Singer Whitney Houston was found dead at the Beverly Hilton Hotel in Beverly Hills earlier today. She was 48. For the time being the cause of death is unknown. Though best remembered for hit songs such as “Where Do Broken Hearts Go” and “I Wanna Dance With Somebody,” in the 1990s Houston also appeared in a handful of movies.
Her most notable film role by far was in Mick Jackson’s The Bodyguard (1992), an unabashedly romantic tale (written by Lawrence Kasdan) co-starring Kevin Costner, then at his peak as a box office star. Much ado was made at the time because the interethnic romance between Costner (as the bodyguard, a role originally written for Steve McQueen in the ’70s) and Houston (as a singer threatened by a stalker, a role originally written for Diana Ross) was never consummated on screen, and even more ado was made about The Bodyguard‘s lack of a coherent plot and characters.
In The Washington Post, Rita Kempley complained that “Costner, who was probably more alive as the corpse in The Big Chill than he is here, learned about the script when he and Kasdan were making Silverado, … Houston, who is doing nothing more than playing Houston, comes out largely unscathed if that is possible in so cockamamie an undertaking.” Audiences didn’t seem to mind, as The Bodyguard went on to become one of the year’s biggest box office hits, grossing $410 million worldwide.
Forest Whitaker’s Waiting to Exhale (1995), though still a solid hit in the United States, was much less commercially successful than The Bodyguard. Houston was one of four women – Angela Bassett, Lela Rochon, and Loretta Devine were the other three – dealing with man trouble. Despite the fact that Houston was the biggest name, the fluffy, soundtrack-propelled Waiting to Exhale belonged to Bassett, who easily dominated every one of her scenes. Clearly targeting black moviegoers in the U.S., Waiting to Exhale earned $67 million (approx. $122 million today) in North America, but only a paltry $14.4 million abroad.
Penny Marshall’s unenthusiastically received The Preacher’s Wife (1996), for which Houston earned a reported $10 million, was a moderate hit domestically. (The San Francisco Chronicle‘s Peter Stack enjoyed it, especially Houston, “[who] is rather angelic herself, displaying a divine talent for being virtuous and flirtatious at the same time.”) A remake of Henry Koster’s highly popular Oscar-nominated fantasy-comedy The Bishop’s Wife (1947), The Preacher’s Wife had Houston, Denzel Washington, and Courtney B. Vance replacing Loretta Young, Cary Grant, and David Niven. Domestic box office grosses totaled $48 million (approx. $87 million today).

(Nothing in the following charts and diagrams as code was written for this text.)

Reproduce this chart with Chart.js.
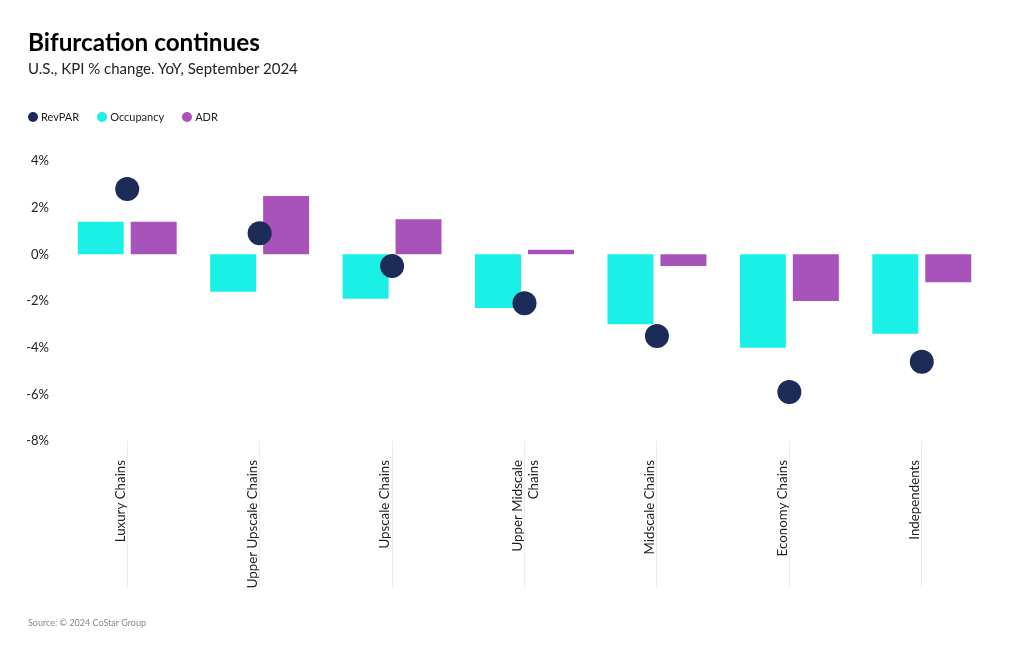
<!DOCTYPE html>
<html>
<head>
<meta charset="utf-8">
<script src="https://cdn.jsdelivr.net/npm/chart.js@4/dist/chart.umd.min.js"></script>
<style>
  html, body { margin: 0; padding: 0; background: #fff; }
  body { width: 1020px; height: 650px; position: relative; overflow: hidden; font-family: Lato, "Noto Sans", sans-serif; }
  #title { position: absolute; left: 28px; top: 27px; font-size: 24.3px; font-weight: 700; color: #000; }
  #subtitle { position: absolute; left: 28px; top: 59px; font-size: 15px; color: #222; }
  #legend { position: absolute; left: 28px; top: 110px; font-size: 11px; color: #222; display: flex; }
  #legend .item { display: flex; align-items: center; margin-right: 18px; }
  #legend .dot { width: 10px; height: 10px; border-radius: 50%; margin-right: 3px; }
  #source { position: absolute; left: 28px; top: 617px; font-size: 9px; color: #888; }
  #wrap { position: absolute; left: 0; top: 0; width: 1020px; height: 650px; }
</style>
</head>
<body>
<div id="wrap"><canvas id="c" width="1020" height="650"></canvas></div>
<div id="title">Bifurcation continues</div>
<div id="subtitle">U.S., KPI % change. YoY, September 2024</div>
<div id="legend"></div>
<div id="source">Source: © 2024 CoStar Group</div>
<script>
const categories = [
  "Luxury Chains",
  "Upper Upscale Chains",
  "Upscale Chains",
  ["Upper Midscale", "Chains"],
  "Midscale Chains",
  "Economy Chains",
  "Independents"
];
const revpar    = [2.8, 0.9, -0.5, -2.1, -3.5, -5.9, -4.6];
const occupancy = [1.4, -1.6, -1.9, -2.3, -3.0, -4.0, -3.4];
const adr       = [1.4, 2.5, 1.5, 0.2, -0.5, -2.0, -1.2];
const yTicks    = [4, 2, 0, -2, -4, -6, -8];
const seriesNames  = ["RevPAR", "Occupancy", "ADR"];
const seriesColors = ["#1c2b58", "#1af0e6", "#a853b9"];

const legend = document.getElementById('legend');
seriesNames.forEach((n, i) => {
  const it = document.createElement('div'); it.className = 'item';
  const d = document.createElement('div'); d.className = 'dot'; d.style.background = seriesColors[i];
  const t = document.createElement('span'); t.textContent = n;
  it.appendChild(d); it.appendChild(t); legend.appendChild(it);
});

new Chart(document.getElementById('c'), {
  data: {
    labels: categories,
    datasets: [
      { type: 'line', label: seriesNames[0], data: revpar, showLine: false,
        pointRadius: 12, pointHoverRadius: 12, pointBackgroundColor: seriesColors[0],
        pointBorderWidth: 0, borderColor: seriesColors[0], backgroundColor: seriesColors[0] },
      { type: 'bar', label: seriesNames[1], data: occupancy, backgroundColor: seriesColors[1],
        barPercentage: 0.868, categoryPercentage: 0.8 },
      { type: 'bar', label: seriesNames[2], data: adr, backgroundColor: seriesColors[2],
        barPercentage: 0.868, categoryPercentage: 0.8 }
    ]
  },
  options: {
    responsive: false,
    animation: false,
    layout: { padding: { top: 161, right: 32, bottom: 62, left: 0 } },
    plugins: { legend: { display: false }, tooltip: { enabled: false }, title: { display: false } },
    scales: {
      x: {
        offset: true,
        grid: { offset: false, drawOnChartArea: false, drawTicks: true, tickLength: 147, color: '#ececec', lineWidth: 1 },
        border: { display: false },
        ticks: { autoSkip: false, minRotation: 90, maxRotation: 90, padding: -128, labelOffset: -7,
                 color: '#222', font: { family: 'Lato', size: 13.3 } },
        afterFit: (s) => { s.height = 147; }
      },
      y: {
        min: -8, max: 4,
        afterBuildTicks: (s) => { s.ticks = yTicks.map(v => ({ value: v })); },
        grid: { display: false },
        border: { display: false },
        ticks: { padding: 4, color: '#222', font: { family: 'Lato', size: 13 },
                 callback: (v) => v + '%' },
        afterFit: (s) => { s.width = 61; }
      }
    }
  }
});
</script>
</body>
</html>
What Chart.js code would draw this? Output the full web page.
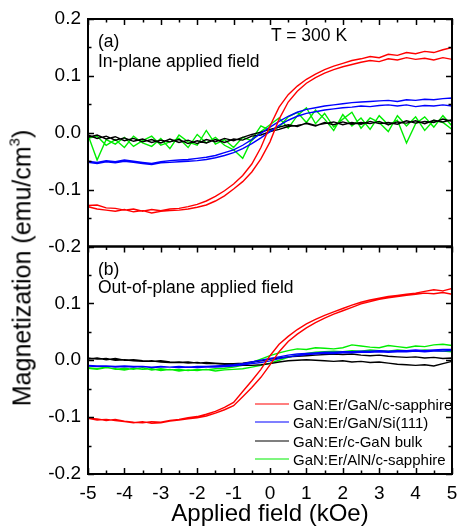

Houston’s film career ended abruptly at that point. Following a sixteen-year hiatus, she will be seen again on the big screen later this year in Salim Akil’s Sparkle, about a trio of singing sisters who face drug- and fame-related problems. Houston, who battled drug addiction for years, is featured alongside Mike Epps, Derek Luke, Omari Hardwick, Carmen Ejogo, Tika Sumpter, and Jordin Sparks. Sparkle is scheduled to open in August.
Houston was married to rapper Bobby Brown from 1992 to 2007. According to reports, there’s a Whitney Houston tribute in the works for the Grammy 2012 ceremony tomorrow.